Based on a popular Dutch TV show, BETRAYAL is a dramatic series starring Hannah Ware as Sara Hanley, a professional photographer who is seemingly happily married to high-profile Chicago prosecutor Drew Stafford (Chris Johnson). Sparks fly when she meets Jack McAllister (Stuart Townsend), who serves as in-house counsel for corrupt entrepreneur Thatcher Karsten (played by James Cromwell). As Sara and Jack sort out their feelings for each other, Jack's wife Elaine (Wendy Moniz), who just happens to be Karsten's daughter, is building her own café business while trying to distance herself from her shady father. Things get even more complicated when McAllister acts as the defense attorney for Thatcher's mentally challenged son T.J. (Henry Thomas), who is facing a murder investigation headed up by Stafford.
Is it any good?
Thanks to the flawed -- but somewhat likable -- ensemble cast, Betrayal offers enough compelling narratives to create a knotty soap opera world in which (not surprisingly) infidelity, murder, and mystery are central themes. Also adding to the show's appeal are some titillating moments designed to push the edge of suitable content for prime-time network television.
Despite the edgy content, the show is a bit bland thanks to its failure to offer characters and stories that are particularly unique or clever. It's enough to satisfy folks looking for a simple guilty pleasure, but for those looking for a more interesting and sophisticated drama, Betrayal will simply be forgettable.

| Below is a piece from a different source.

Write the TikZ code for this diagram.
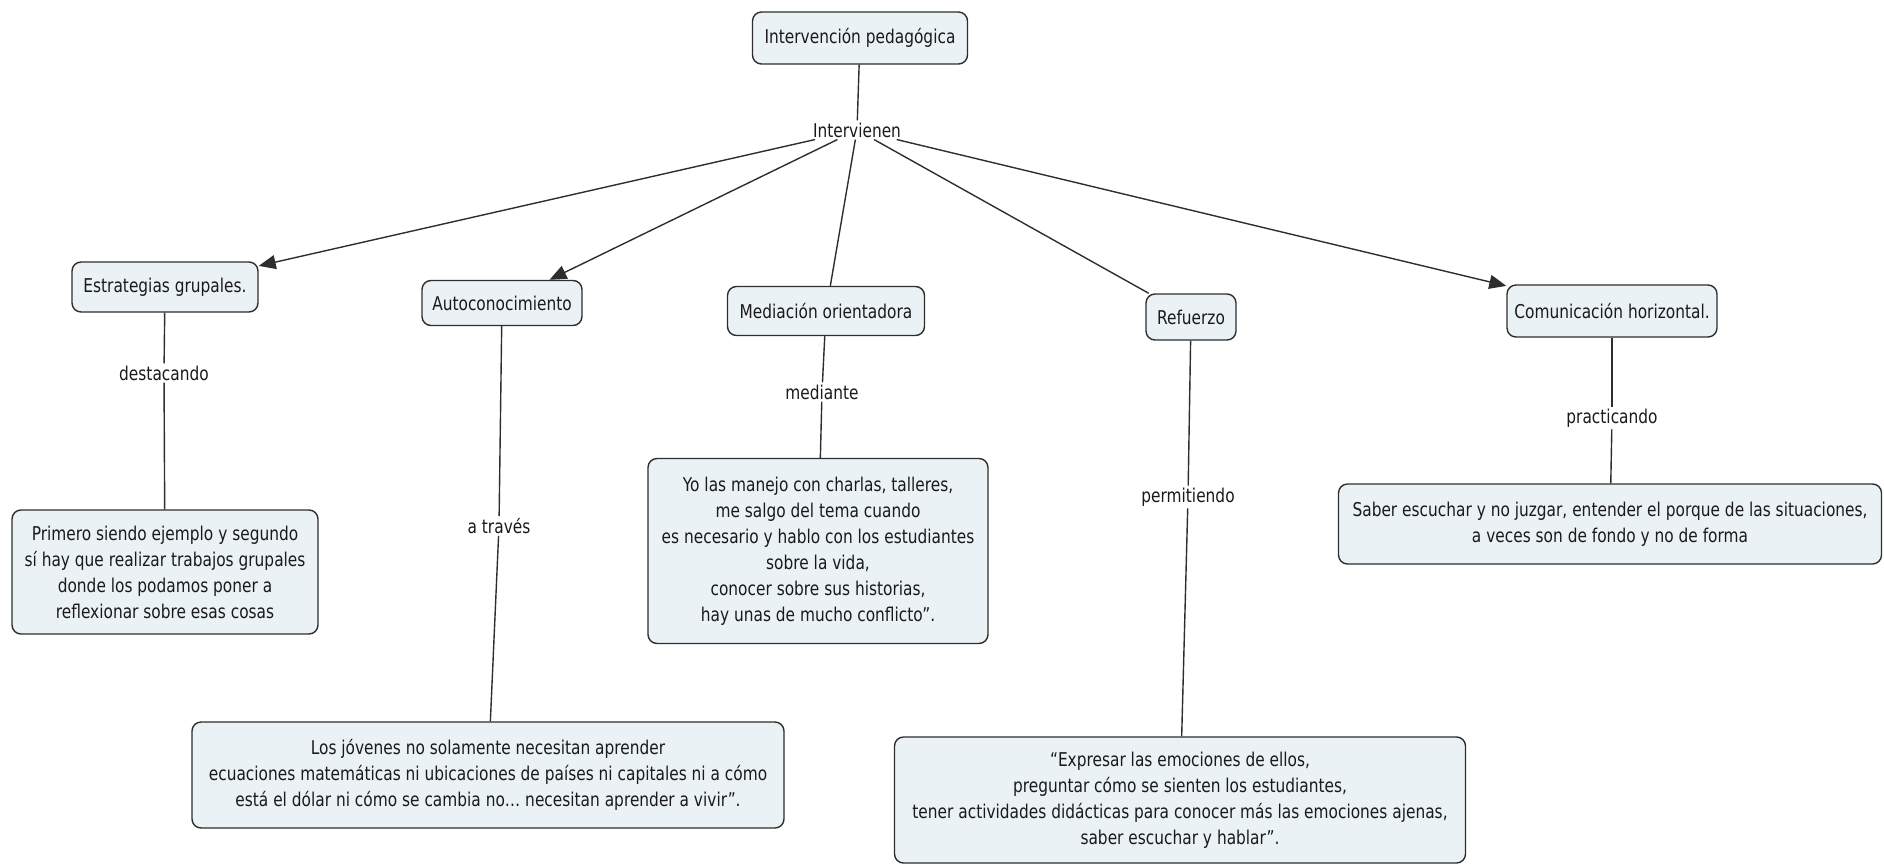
\documentclass[tikz,border=0pt]{standalone}
\usepackage{fontspec}
\setmainfont{DejaVu Sans}[FakeStretch=0.81]
\usetikzlibrary{arrows.meta}
\definecolor{boxfill}{HTML}{EBF2F5}
\definecolor{boxline}{HTML}{2E2E2E}
\definecolor{txt}{HTML}{1A1A1A}
\tikzset{
  concept/.style={draw=boxline, fill=boxfill, line width=1.4pt, rounded corners=9pt,
    align=center, font=\fontsize{19}{26}\selectfont, text=txt, inner sep=3pt},
  linklbl/.style={font=\fontsize{19}{26}\selectfont, text=txt, inner sep=2pt},
  conn/.style={draw=boxline, line width=1.4pt},
  arr/.style={conn, -{Triangle[length=17pt,width=14pt]}},
}
\begin{document}
\begin{tikzpicture}[x=1pt,y=-1pt]
\useasboundingbox (0,0) rectangle (1884,865);

% concepts
\node[concept, minimum width=215pt, minimum height=52pt] (ip) at (860,38) {Intervención pedagógica};
\node[concept, minimum width=186pt, minimum height=50pt] (estr) at (165,287) {Estrategias grupales.};
\node[concept, minimum width=160pt, minimum height=45pt] (auto) at (502,303) {Autoconocimiento};
\node[concept, minimum width=197pt, minimum height=49pt] (med) at (826,311) {Mediación orientadora};
\node[concept, minimum width=90pt, minimum height=46pt] (ref) at (1191,317) {Refuerzo};
\node[concept, minimum width=210pt, minimum height=52pt] (com) at (1612,311) {Comunicación horizontal.};

\node[concept, minimum width=306pt, minimum height=124pt] (prim) at (165,572)
  {Primero siendo ejemplo y segundo\\ sí hay que realizar trabajos grupales\\ donde los podamos poner a\\ reflexionar sobre esas cosas};
\node[concept, minimum width=592pt, minimum height=106pt] (jov) at (488,775)
  {Los jóvenes no solamente  necesitan aprender\\ ecuaciones matemáticas  ni ubicaciones de países ni capitales ni a cómo\\ está el dólar ni cómo se cambia no… necesitan aprender a vivir”.};
\node[concept, minimum width=340pt, minimum height=185pt] (yo) at (818,551)
  {Yo las manejo con charlas, talleres,\\ me salgo del tema cuando\\ es necesario y hablo con los estudiantes\\ sobre la vida,\\ conocer sobre sus historias,\\ hay unas de mucho conflicto”.};
\node[concept, minimum width=571pt, minimum height=126pt] (expr) at (1180,800)
  {“Expresar las emociones de ellos,\\ preguntar cómo se sienten los estudiantes,\\ tener actividades didácticas para conocer más las emociones ajenas,\\ saber escuchar y hablar”.};
\node[concept, minimum width=543pt, minimum height=80pt] (sab) at (1610,524)
  {Saber escuchar y no juzgar, entender el porque de las situaciones,\\ a veces son de fondo y no de forma};

% linking phrases
\node[linklbl] (intv) at (857,130) {Intervienen};
\node[linklbl] (dest) at (164,373) {destacando};
\node[linklbl] (trav) at (499,526) {a través};
\node[linklbl] (medi) at (822,392) {mediante};
\node[linklbl] (perm) at (1188,497) {permitiendo};
\node[linklbl] (prac) at (1612,418) {practicando};

% connectors
\draw[conn] (ip) -- (intv);
\draw[arr] (intv) -- (estr);
\draw[arr] (intv) -- (auto);
\draw[conn] (intv) -- (med);
\draw[conn] (intv) -- (ref);
\draw[arr] (intv) -- (com);

\draw[conn] (estr) -- (dest);
\draw[conn] (dest) -- (prim);
\draw[conn] (auto) -- (trav);
\draw[conn] (trav) -- (jov);
\draw[conn] (med) -- (medi);
\draw[conn] (medi) -- (yo);
\draw[conn] (ref) -- (perm);
\draw[conn] (perm) -- (expr);
\draw[conn] (com) -- (prac);
\draw[conn] (prac) -- (sab);
\end{tikzpicture}
\end{document}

Families can talk about...
Families can talk about the characteristics of a TV soap opera. What makes them different from other dramatic programs? Is it the cast members? The story lines?
What are some of the differences between the content that is shown on American TV versus shows from other countries? For example, why are some countries comfortable with featuring nudity, sexual activity, and strong language on their local programs but not violent images?